Real Time Fraud Detection Using Pulsar for Streaming Analytics
Build scalable and responsive fraud detection systems with Apache Pulsar and real-time streaming analytics
Fraud detection is a critical challenge in industries such as finance, e-commerce, telecom, and insurance. As cyber threats become more sophisticated, organizations must detect anomalies in real time to reduce risk and financial loss.
In this post, we’ll explore how to use Apache Pulsar to build scalable, real-time fraud detection systems using streaming analytics, enabling immediate action on suspicious activities.
Why Apache Pulsar for Fraud Detection?
Apache Pulsar offers several capabilities that make it ideal for powering real-time fraud detection:
- Low latency message delivery
- Built-in support for pub-sub and queueing
- Multi-tenant and geo-replicated architecture
- Built-in stream storage with message retention
- Seamless integration with stream processors like Flink and Spark
Real-Time Fraud Detection Architecture
[Event Sources: POS, API, IoT, Mobile Apps]
↓
[Apache Pulsar Topics (transactions, login, activity)]
↓
[Stream Processing Layer: Flink / Spark / Pulsar Functions]
↓
[ML Scoring / Rule Engine]
↓
[Alerting System / SIEM / Dashboards / DB]
Step 1: Ingest Events into Pulsar
You can stream events from various sources into Pulsar:
- Transaction logs
- Login attempts
- API usage
- Device telemetry
Use Pulsar producers or tools like Fluent Bit, Kafka Connect, or custom SDKs.
Example: transaction message format
{
"transaction_id": "tx12345",
"user_id": "user567",
"amount": 4500.75,
"timestamp": "2024-04-13T14:23:00Z",
"location": "New York",
"device": "iPhone 15"
}
Step 2: Stream Processing with Flink or Pulsar Functions
Use Apache Flink or Pulsar Functions to process and enrich events.
Example: Pulsar Function to flag high-value transactions
def fraud_detection(msg, context):
data = json.loads(msg)
if data["amount"] > 10000:
context.publish("fraud-alerts", json.dumps({
"alert": "High value transaction",
"user": data["user_id"],
"amount": data["amount"]
}))
return
You can deploy this function using Pulsar CLI or admin API.

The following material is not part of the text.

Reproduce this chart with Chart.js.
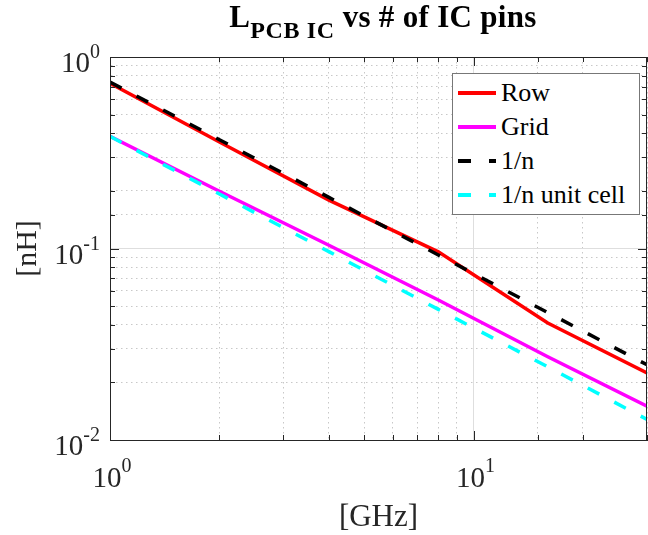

Step 3: Apply Rules or ML Models
Fraud detection logic can be:
- Rule-based: e.g., threshold amount, IP mismatch, login velocity
- ML-based: Predictive models trained on historical fraud patterns
Example: Use Flink to apply a trained ML model on the stream:
DataStream<Transaction> txStream = ...;
txStream.map(tx -> {
double score = fraudModel.predict(tx.features());
if (score > 0.85) {
return new Alert(tx.userId, "Fraud Risk: " + score);
} else return null;
});
Step 4: Output Alerts to Sinks
Fraud alerts can be routed to:
- Pulsar alert topic
- Email/SMS gateway
- SIEM platform (Splunk, ELK)
- Database or Data Lake
Example: Use Pulsar Sink to Elasticsearch for alert indexing:
{
"elasticSearchUrl": "http://es-host:9200",
"indexName": "fraud-alerts",
"typeName": "_doc"
}
Real-Time Use Cases
- 💳 Banking: Detect abnormal card usage or multiple ATM logins
- 📦 E-Commerce: Flag orders with mismatched shipping and billing
- 📱 Telecom: Identify SIM swapping or unexpected device usage
- 💡 Utilities: Spot unusual energy consumption or meter tampering
Best Practices
- Use key-based partitioning to route events by user or account
- Store historical features for real-time enrichment
- Enable backpressure handling to avoid dropped alerts
- Maintain low-latency thresholds with appropriate batching
- Track stream metrics: throughput, lag, alert volume
Monitoring and Observability
Monitor the pipeline with:
- Pulsar Dashboard or Prometheus metrics
- Flink Web UI for job performance
- Elasticsearch/Kibana for alert dashboards
- Dead-letter topics for failed messages
Conclusion
Apache Pulsar is a robust, scalable foundation for real-time fraud detection pipelines. Its event-driven design, combined with flexible integrations for stream processing and alerting, makes it a top choice for security-critical systems.
By leveraging Pulsar for ingesting and streaming financial, behavioral, or device data — you can detect fraud instantly, protect assets, and respond before damage is done.